According to U.S. Department of Agriculture data through January 29, 1.6 million tons of U.S. sorghum had been purchased by Chinese entities since early November, with 1.259 million tons destined for locations classified as “unknown” in official records—a designation trade analysts attribute primarily to Chinese end-users. The resumption of Chinese agricultural product purchases follows the October discussions between U.S. President Donald Trump and Chinese Premier Xi Jinping, which eased earlier trade tensions and reopened market access for American commodities including soybeans.
FOB Price Premiums Shape Import Economics
The competitive FOB pricing structure has emerged as a critical factor driving Chinese import preferences. At the U.S. Texas Gulf Coast, sorghum FOB pricing reached $228.30 per ton by February 5, representing a 12.6% appreciation from $202.80 recorded on October 30. This upward trajectory, while modest compared to some commodities, has made sorghum particularly attractive relative to elevated Chinese domestic corn prices.

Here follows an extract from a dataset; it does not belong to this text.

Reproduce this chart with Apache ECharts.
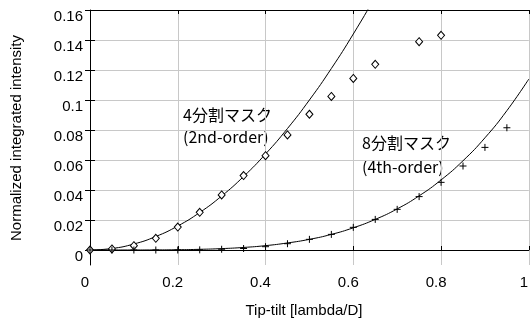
<!DOCTYPE html>
<html>
<head>
<meta charset="utf-8">
<script src="https://cdn.jsdelivr.net/npm/echarts@6/dist/echarts.min.js"></script>
<style>
  html, body { margin: 0; padding: 0; background: #fff; }
  #chart { width: 531px; height: 320px; }
</style>
</head>
<body>
<div id="chart"></div>
<script>
// ---- data ----
const tiltX = [0, 0.05, 0.1, 0.15, 0.2, 0.25, 0.3, 0.35, 0.4, 0.45, 0.5, 0.55, 0.6, 0.65, 0.7, 0.75, 0.8, 0.85, 0.9, 0.95];
// 4-quadrant mask measurements (diamonds); null = no point drawn
const quadMask = [0, 0.0007, 0.0029, 0.0078, 0.0153, 0.0251, 0.0367, 0.0496, 0.0629, 0.0767, 0.0905, 0.1024, 0.1144, 0.1238, null, 0.1389, 0.1431, null, null, null];
// 8-octant mask measurements (plus signs)
const octMask = [0, 0, 0, 0, 0, 0.0001, 0.0005, 0.001, 0.0022, 0.0042, 0.0071, 0.0104, 0.0151, 0.0204, 0.0271, 0.0356, 0.0451, 0.056, 0.0684, 0.0815];
// fitted curves
const curveX = [0, 0.05, 0.1, 0.15, 0.2, 0.25, 0.3, 0.35, 0.4, 0.45, 0.5, 0.55, 0.6, 0.65, 0.7, 0.75, 0.8, 0.85, 0.9, 0.95, 1.0];
const fit2nd = [0, 0.001, 0.004, 0.009, 0.016, 0.025, 0.036, 0.049, 0.064, 0.081, 0.1, 0.121, 0.144, 0.169, 0.196, null, null, null, null, null, null];
const fit4th = [0, 0.000001, 0.00001, 0.00006, 0.00018, 0.00045, 0.00092, 0.0017, 0.0029, 0.0047, 0.0071, 0.0104, 0.0148, 0.0204, 0.0274, 0.0361, 0.0467, 0.0595, 0.0748, 0.0929, 0.114];
const yTicks = [0, 0.02, 0.04, 0.06, 0.08, 0.1, 0.12, 0.14, 0.16];
const xTitle = 'Tip-tilt [lambda/D]';
const yTitle = 'Normalized integrated intensity';
const notes = ['4分割マスク', '(2nd-order)', '8分割マスク', '(4th-order)'];

function pairs(xs, ys) {
  const out = [];
  xs.forEach((x, i) => { if (ys[i] !== null && ys[i] !== undefined) out.push([x, ys[i]]); });
  return out;
}

const LATIN = '"Liberation Sans", Arial, sans-serif';
const CJK = '"Noto Sans CJK JP", sans-serif';

const chart = echarts.init(document.getElementById('chart'), null, { renderer: 'canvas' });
chart.setOption({
  animation: false,
  backgroundColor: '#fff',
  grid: { left: 90, top: 10, right: -1, bottom: 55, containLabel: false },
  xAxis: [{
    type: 'value', min: 0, max: 1, interval: 0.2,
    axisLine: { show: true, lineStyle: { color: '#000', width: 1 } },
    axisTick: { show: true, inside: true, length: 4, lineStyle: { color: '#000' } },
    axisLabel: { color: '#000', fontFamily: LATIN, fontSize: 15, margin: 10, padding: [0, 10, 0, 0] },
    splitLine: { show: true, lineStyle: { color: '#c8c8c8', width: 1 } }
  }, {
    type: 'value', min: 0, max: 1, interval: 0.2, position: 'top',
    axisLine: { show: true, onZero: false, lineStyle: { color: '#000', width: 1 } },
    axisTick: { show: true, inside: true, length: 4, lineStyle: { color: '#000' } },
    axisLabel: { show: false }, splitLine: { show: false }
  }],
  yAxis: [{
    type: 'value', min: -0.01, max: 0.16,
    axisLine: { show: true, onZero: false, lineStyle: { color: '#000', width: 1 } },
    axisTick: { show: true, inside: true, length: 5, customValues: yTicks, lineStyle: { color: '#000' } },
    axisLabel: {
      color: '#000', fontFamily: LATIN, fontSize: 15, margin: 7,
      customValues: yTicks, verticalAlign: 'top', lineHeight: 13,
      formatter: v => String(parseFloat(Number(v).toFixed(3)))
    },
    splitLine: { show: true, lineStyle: { color: '#c8c8c8', width: 1 } }
  }, {
    type: 'value', min: -0.01, max: 0.16, position: 'right',
    axisLine: { show: false },
    axisTick: { show: true, inside: true, length: 5, customValues: yTicks, lineStyle: { color: '#000' } },
    axisLabel: { show: false, customValues: yTicks }, splitLine: { show: false }
  }],
  series: [{
    type: 'line', name: '2nd-order fit', data: pairs(curveX, fit2nd),
    symbol: 'none', smooth: true, clip: true, silent: true,
    lineStyle: { color: '#000', width: 1 }, z: 2
  }, {
    type: 'line', name: '4th-order fit', data: pairs(curveX, fit4th),
    symbol: 'none', smooth: true, clip: true, silent: true,
    lineStyle: { color: '#000', width: 1 }, z: 2
  }, {
    type: 'scatter', name: '4分割マスク', data: pairs(tiltX, quadMask),
    symbol: 'diamond', symbolSize: [7, 8],
    itemStyle: { color: '#fff', borderColor: '#000', borderWidth: 1, opacity: 1 }, z: 3
  }, {
    type: 'scatter', name: '8分割マスク', data: pairs(tiltX, octMask),
    symbol: 'path://M4,0V8M0,4H8', symbolSize: [7, 7],
    itemStyle: { color: 'none', borderColor: '#000', borderWidth: 1, opacity: 1 }, z: 4
  }],
  graphic: [
    { type: 'text', x: 304, y: 311, style: { text: xTitle, font: '15px ' + LATIN, fill: '#000', align: 'center', verticalAlign: 'middle' } },
    { type: 'text', x: 17, y: 138, rotation: Math.PI / 2, style: { text: yTitle, font: '15px ' + LATIN, fill: '#000', align: 'center', verticalAlign: 'middle' } },
    { type: 'text', x: 183, y: 115, style: { text: notes[0], font: '16px ' + CJK, fill: '#000', align: 'left', verticalAlign: 'middle' } },
    { type: 'text', x: 183, y: 137, style: { text: notes[1], font: '16px ' + CJK, fill: '#000', align: 'left', verticalAlign: 'middle' } },
    { type: 'text', x: 362, y: 143, style: { text: notes[2], font: '16px ' + CJK, fill: '#000', align: 'left', verticalAlign: 'middle' } },
    { type: 'text', x: 362, y: 167, style: { text: notes[3], font: '16px ' + CJK, fill: '#000', align: 'left', verticalAlign: 'middle' } }
  ]
});
</script>
</body>
</html>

In China, the national average corn price this week hovered around 2,250 yuan ($326.02) per ton, marking approximately 10% growth year-over-year. The price differential between domestically sourced corn and imported alternatives has created compelling economics for Chinese feed producers. Australian barley prices, including freight components, have increased nearly 10% within three months, yet remain economically viable as substitutes given the domestic corn price environment.
For Chinese importers, the FOB-based pricing of substitutes offers predictability and cost efficiency compared to navigating China’s complex import quota system. Unlike corn imports, which face stringent quotas limiting annual shipments to 7.2 million tons at a 1% tariff rate with prohibitively high 65% duties on above-quota volumes, sorghum and barley face no such restrictions. This regulatory arbitrage has substantially influenced purchasing decisions.
Quality Concerns Drive Substitution Strategy
Beyond price considerations, domestic supply disruptions have created a structural need for imported alternatives. Despite record corn harvests in 2025, heavy rainfall during the autumn harvest season in northern China—particularly in key grain-producing regions including Henan Province—significantly degraded crop quality. Moisture-affected grain developed mold contamination, rendering substantial portions unsuitable for animal feed applications.
Industry sources indicate that the September-to-November period witnessed particularly severe weather impacts in North China’s primary grain belts, producing poor-quality corn that frustrated feed manufacturers. While China’s Ministry of Agriculture and Rural Affairs has not issued formal damage assessments, multiple analysts note that quality constraints combined with the extended import quota restrictions created acute supply tightness for feed producers seeking usable inventory.
Quota Dynamics and Market Outlook
Structural constraints within China’s agricultural trade framework have amplified import acceleration patterns. The 7.2 million ton annual corn import quota, coupled with high above-quota duties, effectively channels Chinese buyers toward unrestricted alternatives. Sorghum and barley have benefited directly from this policy-driven substitution, positioning themselves as economically rational choices for supply chain managers.
Industry observers anticipate sustained Chinese demand for both barley and sorghum throughout the current period, provided that domestic corn prices remain elevated and FOB pricing for alternatives remains competitive. The convergence of quality issues, price differentials, and regulatory incentives suggests that the current import pattern reflects structural rather than temporary market conditions, potentially reshaping medium-term global feed grain trade flows.